Most fundamentally, it is simplistically using some accepted job and residential density threshold targets that are quite well accepted by transit authorities that will determine the type of infrastructure investment.
One of the things that's happening right now, in contrast to the astute observations by His Worship Mayor Savage, is many of our transit investments are not in those existing built-up areas. We're facilitating longer driving and more congestion by going into greenfield areas. We ultimately have to intensify. This is something that addresses quality of life in a huge way.
We have a housing stock that completely doesn't match our demographic reality in this country, where more than half of our houses are single family homes. Today, more than two-thirds of households have only one or two people, and by 2025 we'll have more one person households than any other type of household, and that's going to continue to grow. A lot of those people are living in single family houses. We need to provide a bunch of housing choices on the housing continuum, from high-rise to row houses, townhouses, multiplexes, right down to the single family home.
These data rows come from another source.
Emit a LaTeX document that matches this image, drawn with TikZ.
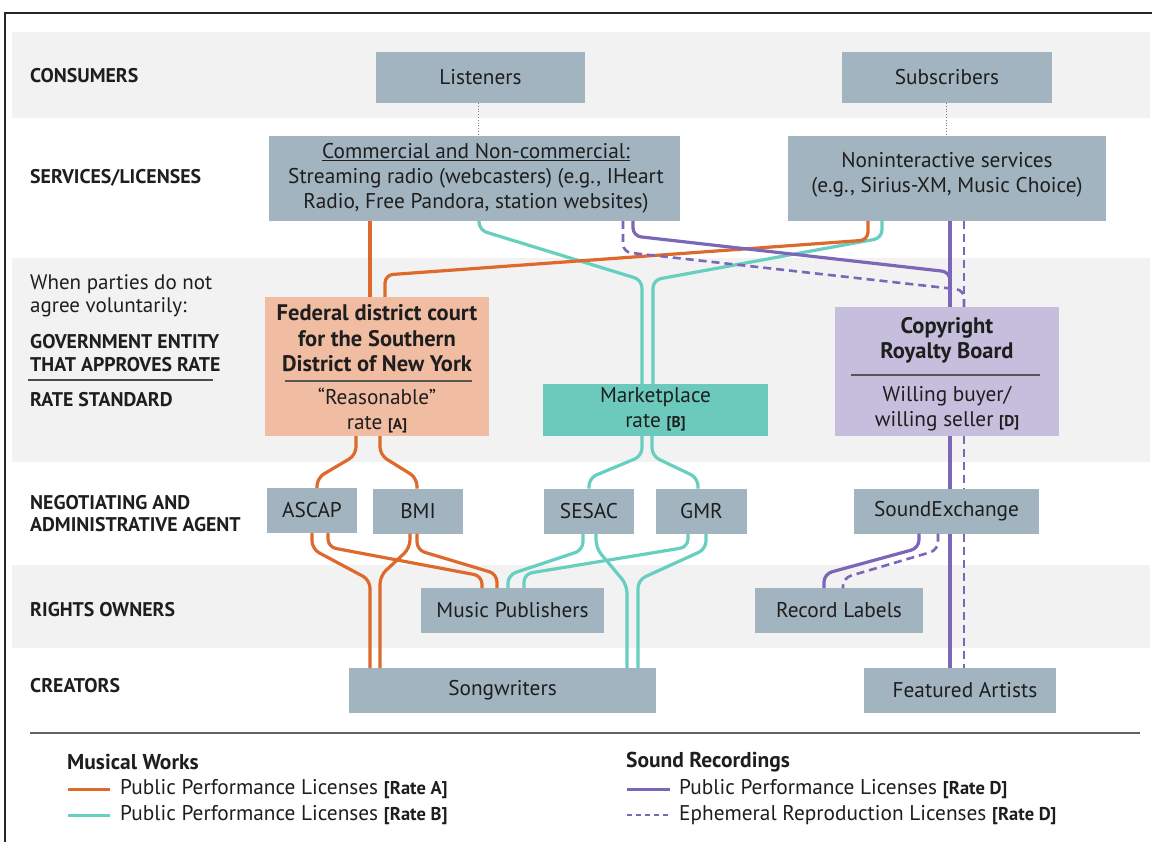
\documentclass[tikz,border=0pt]{standalone}
\usepackage{fontspec}
\setmainfont{PT Sans}
\usetikzlibrary{calc}
\definecolor{boxgray}{HTML}{A2B4BF}
\definecolor{bandgray}{HTML}{F2F2F2}
\definecolor{peach}{HTML}{F0BCA2}
\definecolor{tealbox}{HTML}{6CCABC}
\definecolor{lav}{HTML}{C6BEDD}
\definecolor{orl}{HTML}{DD6A2C}
\definecolor{tel}{HTML}{66CFBF}
\definecolor{pul}{HTML}{7B66B8}
\definecolor{ink}{HTML}{1E1E1E}
\newcommand{\rtag}[1]{{\bfseries\fontsize{15.5}{15}\selectfont #1}}
\newcommand{\ltag}[1]{{\bfseries\fontsize{18.5}{18}\selectfont #1}}
\tikzset{
  box/.style={fill=boxgray, inner sep=0pt, outer sep=0pt, align=center, text=ink, font=\fontsize{21.3}{25}\selectfont},
  txt/.style={inner sep=0pt, align=center, text=ink, font=\fontsize{21.3}{25}\selectfont},
  btxt/.style={inner sep=0pt, align=center, text=ink, font=\bfseries\fontsize{22.5}{25.5}\selectfont},
  rowlab/.style={anchor=west, inner sep=0pt, align=left, text=ink, font=\bfseries\fontsize{19.8}{22.5}\selectfont},
  rowreg/.style={anchor=west, inner sep=0pt, align=left, text=ink, font=\fontsize{21}{23}\selectfont},
  ra/.style={draw=orl, line width=3.2pt, rounded corners=8pt},
  rb/.style={draw=tel, line width=3.2pt, rounded corners=8pt},
  rd/.style={draw=pul, line width=3.2pt, rounded corners=8pt},
  re/.style={draw=pul, line width=2.6pt, dash pattern=on 8pt off 5pt, rounded corners=8pt},
  dotlink/.style={draw=gray, line width=0.8pt, dotted},
  leghead/.style={anchor=west, inner sep=0pt, text=ink, font=\bfseries\fontsize{21.5}{24}\selectfont},
  legtxt/.style={anchor=west, inner sep=0pt, text=ink, font=\fontsize{21.3}{24}\selectfont},
}
\begin{document}
\begin{tikzpicture}[x=1pt,y=-1pt]
\useasboundingbox (0,0) rectangle (1152,842);
\fill[white] (0,0) rectangle (1152,842);
% frame
\draw[line width=2pt, black!85] (1152,13) -- (5,13) -- (5,842);
% bands
\fill[bandgray] (12,32) rectangle (1150,118);
\fill[bandgray] (12,258) rectangle (1150,462);
\fill[bandgray] (12,565) rectangle (1150,648);
% row labels
\node[rowlab] (l1) at (30,76) {CONSUMERS};
\node[rowlab] (l2) at (30,178) {SERVICES/LICENSES};
\node[rowreg] (l3) at (30,296) {When parties do not\\agree voluntarily:};
\node[rowlab] (l4) at (30,353) {GOVERNMENT ENTITY\\THAT APPROVES RATE};
\draw[line width=1.2pt, ink!80] (28,380) -- (213,380);
\node[rowlab] (l5) at (30,400) {RATE STANDARD};
\node[rowlab] (l6) at (30,513.5) {NEGOTIATING AND\\ADMINISTRATIVE AGENT};
\node[rowlab] (l7) at (30,610) {RIGHTS OWNERS};
\node[rowlab] (l8) at (30,686) {CREATORS};
% boxes
\node[box, minimum width=209pt, minimum height=51pt] (lis) at (480.5,77.5) {Listeners};
\node[box, minimum width=210pt, minimum height=51pt] (sub) at (947,77.5) {Subscribers};
\node[box, minimum width=411pt, minimum height=85pt] (comm) at (474.5,178.5) {};
\node[txt] (commt) at (476,178) {\underline{Commercial and Non-commercial:}\\Streaming radio (webcasters) (e.g., IHeart\\Radio, Free Pandora, station websites)};
\node[box, minimum width=318pt, minimum height=85pt] (nonint) at (947,178.5) {};
\node[txt] (nonintt) at (947,174.5) {Noninteractive services\\(e.g., Sirius-XM, Music Choice)};
\node[box, fill=peach, minimum width=224pt, minimum height=139pt] (fed) at (377,366.5) {};
\node[btxt] (fedt) at (377,338.5) {Federal district court\\for the Southern\\District of New York};
\draw[line width=1.3pt, ink!75] (285,381) -- (472,381);
\node[txt] (fedr) at (377,410) {“Reasonable”\\rate \rtag{[A]}};
\node[box, fill=tealbox, minimum width=225pt, minimum height=52pt] (mkt) at (655.5,410) {};
\node[txt] (mktt) at (655.5,409) {Marketplace\\rate \rtag{[B]}};
\node[box, fill=lav, minimum width=224pt, minimum height=129pt] (crb) at (947,371.5) {};
\node[btxt] (crbt) at (947,340.5) {Copyright\\Royalty Board};
\draw[line width=1.3pt, ink!75] (851,375) -- (1040,375);
\node[txt] (crbr) at (947,408.5) {Willing buyer/\\willing seller \rtag{[D]}};
\node[box, minimum width=90pt, minimum height=45pt] (ascap) at (312,510.5) {ASCAP};
\node[box, minimum width=90pt, minimum height=45pt] (bmi) at (418,511) {BMI};
\node[box, minimum width=90pt, minimum height=45pt] (sesac) at (589,511) {SESAC};
\node[box, minimum width=91pt, minimum height=45pt] (gmr) at (701.5,511) {GMR};
\node[box, minimum width=185pt, minimum height=45pt] (sx) at (946.5,511) {SoundExchange};
\node[box, minimum width=183pt, minimum height=45pt] (mp) at (512.5,610.5) {Music Publishers};
\node[box, minimum width=168pt, minimum height=45pt] (rl) at (839,610.5) {Record Labels};
\node[box, minimum width=307pt, minimum height=45pt] (song) at (502.5,690.5) {Songwriters};
\node[box, minimum width=192pt, minimum height=45pt] (fa) at (960,690.5) {\hspace*{10pt}Featured Artists};
% dotted links
\draw[dotlink] ([xshift=-2.5pt]lis.south) -- ([xshift=3.5pt]comm.north);
\draw[dotlink] ([xshift=-1pt]sub.south) -- ([xshift=-1pt]nonint.north);
% rate B (teal)
\draw[rb] ([xshift=4.5pt]comm.south) -- (479,230) -- (642,280) -- ([xshift=-13.5pt]mkt.north);
\draw[rb] ([xshift=-65pt]nonint.south) -- (882,238) -- (653,280) -- ([xshift=-2.5pt]mkt.north);
\draw[rb] ([xshift=-13.5pt]mkt.south) -- (642,456) -- (589,478) -- (sesac.north);
\draw[rb] ([xshift=-3.5pt]mkt.south) -- (652,456) -- (698,478) -- ([xshift=-3.5pt]gmr.north);
\draw[rb] ([xshift=-6pt]sesac.south) -- (583,550) -- (508,575) -- ([xshift=-4.5pt]mp.north);
\draw[rb] ([xshift=7pt]sesac.south) -- (596,548) -- (627,585) -- ([xshift=124.5pt]song.north);
\draw[rb] ([xshift=-13.5pt]gmr.south) -- (688,547) -- (524,574) -- ([xshift=11.5pt]mp.north);
\draw[rb] ([xshift=4.5pt]gmr.south) -- (706,549) -- (638,580) -- ([xshift=135.5pt]song.north);
% rate A (orange)
\draw[ra] ([xshift=-104.5pt]comm.south) -- ([xshift=-7pt]fed.north);
\draw[ra] ([xshift=-79pt]nonint.south) -- (868,240) -- (385,275) -- ([xshift=8pt]fed.north);
\draw[ra] ([xshift=-21pt]fed.south) -- (356,455) -- (317,478) -- ([xshift=5pt]ascap.north);
\draw[ra] ([xshift=3pt]fed.south) -- (380,455) -- (417,478) -- ([xshift=-1pt]bmi.north);
\draw[ra] (ascap.south) -- (312,549) -- (370,580) -- ([xshift=-132.5pt]song.north);
\draw[ra] ([xshift=16pt]ascap.south) -- (328,547) -- (482,576) -- ([xshift=-30.5pt]mp.north);
\draw[ra] ([xshift=-8pt]bmi.south) -- (410,548) -- (380,576) -- ([xshift=-122.5pt]song.north);
\draw[ra] ([xshift=-1pt]bmi.south) -- (417,550) -- (497,574) -- ([xshift=-15.5pt]mp.north);
% rate D (purple)
\draw[rd] ([xshift=158.5pt]comm.south) -- (633,236) -- (950,272) -- ([xshift=3pt]crb.north);
\draw[rd] ([xshift=3pt]nonint.south) -- ([xshift=3pt]crb.north);
\draw[rd] ([xshift=3pt]crb.south) -- ([xshift=3.5pt]sx.north);
\draw[rd] ([xshift=3.5pt]sx.south) -- ([xshift=-10pt]fa.north);
\draw[rd] ([xshift=-27.5pt]sx.south) -- (919,548) -- (824,574) -- ([xshift=-15pt]rl.north);
% ephemeral (dashed purple)
\draw[re] ([xshift=148.5pt]comm.south) -- (623,252) -- (964,290) -- ([xshift=17pt]crb.north);
\draw[re] ([xshift=17pt]nonint.south) -- ([xshift=17pt]crb.north);
\draw[re] ([xshift=17pt]crb.south) -- ([xshift=17.5pt]sx.north);
\draw[re] ([xshift=17.5pt]sx.south) -- ([xshift=4pt]fa.north);
\draw[re] ([xshift=-8.5pt]sx.south) -- (938,550) -- (843,578) -- ([xshift=4pt]rl.north);
% legend
\draw[line width=1.2pt, ink!70] (30,733) -- (1140,733);
\node[leghead] (mw) at (67,762) {Musical Works};
\draw[draw=orl, line width=3pt] (68,789) -- (110,789);
\node[legtxt] (mwa) at (120,789) {Public Performance Licenses \ltag{[Rate A]}};
\draw[draw=tel, line width=3pt] (68,815) -- (110,815);
\node[legtxt] (mwb) at (120,815) {Public Performance Licenses \ltag{[Rate B]}};
\node[leghead] (sr) at (626,762) {Sound Recordings};
\draw[draw=pul, line width=3pt] (627,789) -- (670,789);
\node[legtxt] (srd) at (679,789) {Public Performance Licenses \ltag{[Rate D]}};
\draw[draw=pul, line width=2.3pt, dash pattern=on 5pt off 4pt] (627,815) -- (670,815);
\node[legtxt] (sre) at (679,815) {Ephemeral Reproduction Licenses \ltag{[Rate D]}};
\end{tikzpicture}
\end{document}
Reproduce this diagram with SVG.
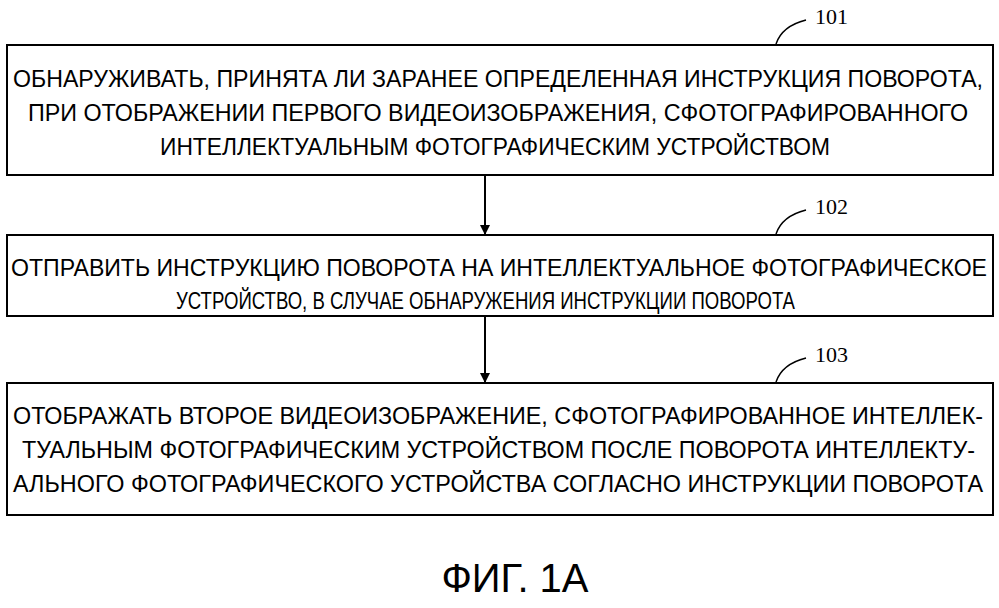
<svg xmlns="http://www.w3.org/2000/svg" width="999" height="608" viewBox="0 0 999 608">
<style>
.b{fill:#fff;stroke:#000;stroke-width:2}
.t{font-family:"Liberation Sans",Arial,sans-serif;font-size:24px;fill:#000}
.n{font-family:"Liberation Serif","Times New Roman",serif;font-size:22px;fill:#000}
.c{fill:none;stroke:#000;stroke-width:1.5}
.a{stroke:#000;stroke-width:2}
</style>
<defs><marker id="ah" markerWidth="10" markerHeight="10" refX="9" refY="5" orient="auto" markerUnits="userSpaceOnUse"><path d="M0,0 L10,5 L0,10 Z"/></marker></defs>
<rect width="999" height="608" fill="#fff"/>
<g id="n101">
<rect class="b" x="7" y="45" width="986" height="130"/>
<text class="t" x="13" y="87" textLength="970" lengthAdjust="spacingAndGlyphs">ОБНАРУЖИВАТЬ, ПРИНЯТА ЛИ ЗАРАНЕЕ ОПРЕДЕЛЕННАЯ ИНСТРУКЦИЯ ПОВОРОТА,</text>
<text class="t" x="28" y="121" textLength="940" lengthAdjust="spacingAndGlyphs">ПРИ ОТОБРАЖЕНИИ ПЕРВОГО ВИДЕОИЗОБРАЖЕНИЯ, СФОТОГРАФИРОВАННОГО</text>
<text class="t" x="160" y="155" textLength="670" lengthAdjust="spacingAndGlyphs">ИНТЕЛЛЕКТУАЛЬНЫМ ФОТОГРАФИЧЕСКИМ УСТРОЙСТВОМ</text>
<path class="c" d="M776,44 Q782,26 806,20"/><text class="n" x="815" y="24">101</text>
</g>
<g id="n102">
<rect class="b" x="7" y="235" width="986" height="81"/>
<text class="t" x="11" y="276" textLength="976" lengthAdjust="spacingAndGlyphs">ОТПРАВИТЬ ИНСТРУКЦИЮ ПОВОРОТА НА ИНТЕЛЛЕКТУАЛЬНОЕ ФОТОГРАФИЧЕСКОЕ</text>
<text class="t" x="176" y="309" textLength="619" lengthAdjust="spacingAndGlyphs">УСТРОЙСТВО, В СЛУЧАЕ ОБНАРУЖЕНИЯ ИНСТРУКЦИИ ПОВОРОТА</text>
<path class="c" d="M776,234 Q782,216 806,210"/><text class="n" x="815" y="214">102</text>
</g>
<g id="n103">
<rect class="b" x="7" y="383" width="986" height="132"/>
<text class="t" x="13" y="424" textLength="970" lengthAdjust="spacingAndGlyphs">ОТОБРАЖАТЬ ВТОРОЕ ВИДЕОИЗОБРАЖЕНИЕ, СФОТОГРАФИРОВАННОЕ ИНТЕЛЛЕК-</text>
<text class="t" x="22" y="458" textLength="953" lengthAdjust="spacingAndGlyphs">ТУАЛЬНЫМ ФОТОГРАФИЧЕСКИМ УСТРОЙСТВОМ ПОСЛЕ ПОВОРОТА ИНТЕЛЛЕКТУ-</text>
<text class="t" x="13" y="492" textLength="970" lengthAdjust="spacingAndGlyphs">АЛЬНОГО ФОТОГРАФИЧЕСКОГО УСТРОЙСТВА СОГЛАСНО ИНСТРУКЦИИ ПОВОРОТА</text>
<path class="c" d="M776,382 Q782,364 806,358"/><text class="n" x="815" y="362">103</text>
</g>
<g id="connectors">
<line class="a" x1="485" y1="175" x2="485" y2="234" marker-end="url(#ah)"/>
<line class="a" x1="485" y1="316" x2="485" y2="382" marker-end="url(#ah)"/>
</g>
<text x="515" y="592" text-anchor="middle" style="font-family:'Liberation Sans',Arial,sans-serif;font-size:40px">ФИГ. 1А</text>
</svg>
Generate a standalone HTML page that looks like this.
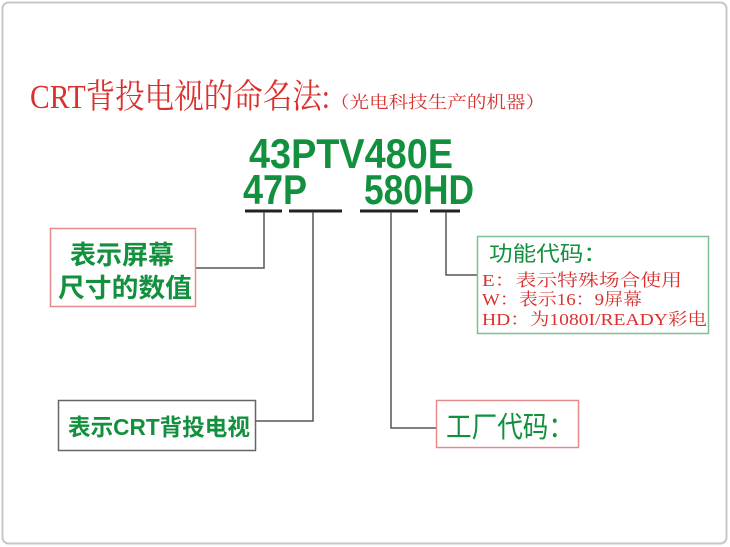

That is something we have to help municipal governments do.
There's a ball of wax of policies that have inadvertently been encouraging local governments to do the wrong things. It's cheaper to do greenfield development in a farmer's field than it is to intensify because you have to rip up infrastructure and lay it again. But it's through those intensification projects that you generate the revenue necessary to operate, maintain, and replace that infrastructure. The best asset management regime in the country is actually from the Minister of Infrastructure and Communities' riding in the city of Edmonton. Every neighbourhood has to undergo an analysis of revenue streams on a life-cycle basis and expenditures. Out of more than 20 neighbourhoods that I've studied, only two have enough revenue to build, operate, maintain, and replace that infrastructure. The other 18 are going to be, ultimately, an albatross hanging around the neck of the municipality on a long-term basis because of policies we've inadvertently developed.
Thank you.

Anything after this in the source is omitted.